What you should do: Leave out the pictures; transcribe all else exactly.

Supplied material:

-------------------------

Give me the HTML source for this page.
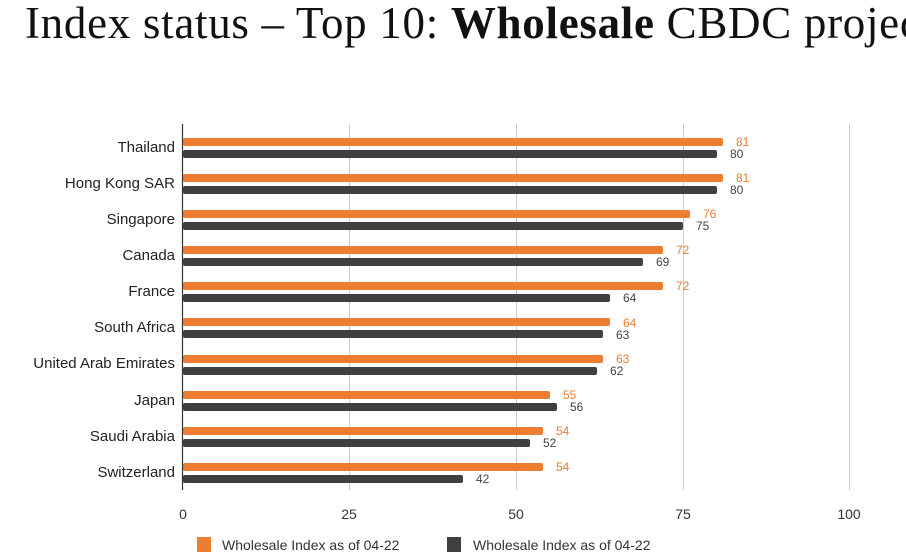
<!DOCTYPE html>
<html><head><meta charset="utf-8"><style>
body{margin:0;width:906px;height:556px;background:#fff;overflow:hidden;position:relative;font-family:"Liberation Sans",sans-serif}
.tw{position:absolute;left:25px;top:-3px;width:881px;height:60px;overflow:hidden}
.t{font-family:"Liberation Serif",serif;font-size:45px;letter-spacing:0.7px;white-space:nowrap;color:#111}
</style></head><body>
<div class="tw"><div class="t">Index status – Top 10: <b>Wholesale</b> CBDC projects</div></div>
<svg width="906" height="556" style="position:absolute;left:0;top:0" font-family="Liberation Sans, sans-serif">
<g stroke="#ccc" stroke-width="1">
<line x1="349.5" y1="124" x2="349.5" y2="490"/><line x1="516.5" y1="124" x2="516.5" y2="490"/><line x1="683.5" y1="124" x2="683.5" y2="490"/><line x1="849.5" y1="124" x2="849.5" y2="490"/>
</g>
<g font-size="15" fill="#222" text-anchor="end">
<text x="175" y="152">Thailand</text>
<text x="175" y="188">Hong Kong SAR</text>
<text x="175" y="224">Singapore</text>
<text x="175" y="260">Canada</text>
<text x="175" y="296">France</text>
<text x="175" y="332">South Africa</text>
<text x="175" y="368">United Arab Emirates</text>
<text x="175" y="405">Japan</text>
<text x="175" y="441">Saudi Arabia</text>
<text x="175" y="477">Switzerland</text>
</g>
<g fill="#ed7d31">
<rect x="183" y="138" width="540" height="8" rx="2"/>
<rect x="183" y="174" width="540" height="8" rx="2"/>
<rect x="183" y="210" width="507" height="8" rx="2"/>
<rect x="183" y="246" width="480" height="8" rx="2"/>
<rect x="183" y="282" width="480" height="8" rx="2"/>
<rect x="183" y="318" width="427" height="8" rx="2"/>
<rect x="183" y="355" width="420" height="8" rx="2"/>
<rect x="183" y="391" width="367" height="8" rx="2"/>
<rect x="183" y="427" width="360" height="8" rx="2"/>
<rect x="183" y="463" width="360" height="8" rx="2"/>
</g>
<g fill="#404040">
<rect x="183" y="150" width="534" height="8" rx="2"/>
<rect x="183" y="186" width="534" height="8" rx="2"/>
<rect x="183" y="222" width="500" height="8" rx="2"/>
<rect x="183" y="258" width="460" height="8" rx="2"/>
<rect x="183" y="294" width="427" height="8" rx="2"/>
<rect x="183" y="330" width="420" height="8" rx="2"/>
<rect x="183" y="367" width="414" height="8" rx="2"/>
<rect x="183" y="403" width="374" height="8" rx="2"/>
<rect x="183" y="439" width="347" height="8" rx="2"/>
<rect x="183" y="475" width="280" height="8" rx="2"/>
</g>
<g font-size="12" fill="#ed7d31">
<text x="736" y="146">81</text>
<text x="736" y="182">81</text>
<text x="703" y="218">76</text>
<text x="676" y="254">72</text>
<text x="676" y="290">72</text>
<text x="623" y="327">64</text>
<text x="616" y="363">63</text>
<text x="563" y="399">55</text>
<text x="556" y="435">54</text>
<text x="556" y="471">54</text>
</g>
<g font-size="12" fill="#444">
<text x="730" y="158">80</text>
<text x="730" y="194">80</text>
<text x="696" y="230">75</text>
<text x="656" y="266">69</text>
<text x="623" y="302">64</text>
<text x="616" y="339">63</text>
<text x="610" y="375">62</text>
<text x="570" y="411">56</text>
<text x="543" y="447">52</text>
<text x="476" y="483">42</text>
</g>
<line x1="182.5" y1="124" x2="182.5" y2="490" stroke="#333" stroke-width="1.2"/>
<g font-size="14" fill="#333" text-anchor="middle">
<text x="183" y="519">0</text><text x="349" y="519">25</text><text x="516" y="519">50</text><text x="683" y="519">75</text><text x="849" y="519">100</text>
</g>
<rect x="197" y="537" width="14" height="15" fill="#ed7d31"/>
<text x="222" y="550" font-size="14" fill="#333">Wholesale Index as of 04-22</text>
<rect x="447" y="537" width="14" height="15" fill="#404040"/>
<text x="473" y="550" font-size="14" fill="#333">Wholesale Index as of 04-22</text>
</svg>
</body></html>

-------------------------

Result of the exercise:
Give me the HTML source for this page.
<!DOCTYPE html>
<html><head><meta charset="utf-8"><style>
body{margin:0;width:906px;height:556px;background:#fff;overflow:hidden;position:relative;font-family:"Liberation Sans",sans-serif}
.tw{position:absolute;left:25px;top:-3px;width:881px;height:60px;overflow:hidden}
.t{font-family:"Liberation Serif",serif;font-size:45px;letter-spacing:0.7px;white-space:nowrap;color:#111}
</style></head><body>
<div class="tw"><div class="t">Index status – Top 10: <b>Wholesale</b> CBDC projects</div></div>
<svg width="906" height="556" style="position:absolute;left:0;top:0" font-family="Liberation Sans, sans-serif">
<g stroke="#ccc" stroke-width="1">
<line x1="349.5" y1="124" x2="349.5" y2="490"/><line x1="516.5" y1="124" x2="516.5" y2="490"/><line x1="683.5" y1="124" x2="683.5" y2="490"/><line x1="849.5" y1="124" x2="849.5" y2="490"/>
</g>
<g font-size="15" fill="#222" text-anchor="end">
<text x="175" y="152">Thailand</text>
<text x="175" y="188">Hong Kong SAR</text>
<text x="175" y="224">Singapore</text>
<text x="175" y="260">Canada</text>
<text x="175" y="296">France</text>
<text x="175" y="332">South Africa</text>
<text x="175" y="368">United Arab Emirates</text>
<text x="175" y="405">Japan</text>
<text x="175" y="441">Saudi Arabia</text>
<text x="175" y="477">Switzerland</text>
</g>
<g fill="#ed7d31">
<rect x="183" y="138" width="540" height="8" rx="2"/>
<rect x="183" y="174" width="540" height="8" rx="2"/>
<rect x="183" y="210" width="507" height="8" rx="2"/>
<rect x="183" y="246" width="480" height="8" rx="2"/>
<rect x="183" y="282" width="480" height="8" rx="2"/>
<rect x="183" y="318" width="427" height="8" rx="2"/>
<rect x="183" y="355" width="420" height="8" rx="2"/>
<rect x="183" y="391" width="367" height="8" rx="2"/>
<rect x="183" y="427" width="360" height="8" rx="2"/>
<rect x="183" y="463" width="360" height="8" rx="2"/>
</g>
<g fill="#404040">
<rect x="183" y="150" width="534" height="8" rx="2"/>
<rect x="183" y="186" width="534" height="8" rx="2"/>
<rect x="183" y="222" width="500" height="8" rx="2"/>
<rect x="183" y="258" width="460" height="8" rx="2"/>
<rect x="183" y="294" width="427" height="8" rx="2"/>
<rect x="183" y="330" width="420" height="8" rx="2"/>
<rect x="183" y="367" width="414" height="8" rx="2"/>
<rect x="183" y="403" width="374" height="8" rx="2"/>
<rect x="183" y="439" width="347" height="8" rx="2"/>
<rect x="183" y="475" width="280" height="8" rx="2"/>
</g>
<g font-size="12" fill="#ed7d31">
<text x="736" y="146">81</text>
<text x="736" y="182">81</text>
<text x="703" y="218">76</text>
<text x="676" y="254">72</text>
<text x="676" y="290">72</text>
<text x="623" y="327">64</text>
<text x="616" y="363">63</text>
<text x="563" y="399">55</text>
<text x="556" y="435">54</text>
<text x="556" y="471">54</text>
</g>
<g font-size="12" fill="#444">
<text x="730" y="158">80</text>
<text x="730" y="194">80</text>
<text x="696" y="230">75</text>
<text x="656" y="266">69</text>
<text x="623" y="302">64</text>
<text x="616" y="339">63</text>
<text x="610" y="375">62</text>
<text x="570" y="411">56</text>
<text x="543" y="447">52</text>
<text x="476" y="483">42</text>
</g>
<line x1="182.5" y1="124" x2="182.5" y2="490" stroke="#333" stroke-width="1.2"/>
<g font-size="14" fill="#333" text-anchor="middle">
<text x="183" y="519">0</text><text x="349" y="519">25</text><text x="516" y="519">50</text><text x="683" y="519">75</text><text x="849" y="519">100</text>
</g>
<rect x="197" y="537" width="14" height="15" fill="#ed7d31"/>
<text x="222" y="550" font-size="14" fill="#333">Wholesale Index as of 04-22</text>
<rect x="447" y="537" width="14" height="15" fill="#404040"/>
<text x="473" y="550" font-size="14" fill="#333">Wholesale Index as of 04-22</text>
</svg>
</body></html>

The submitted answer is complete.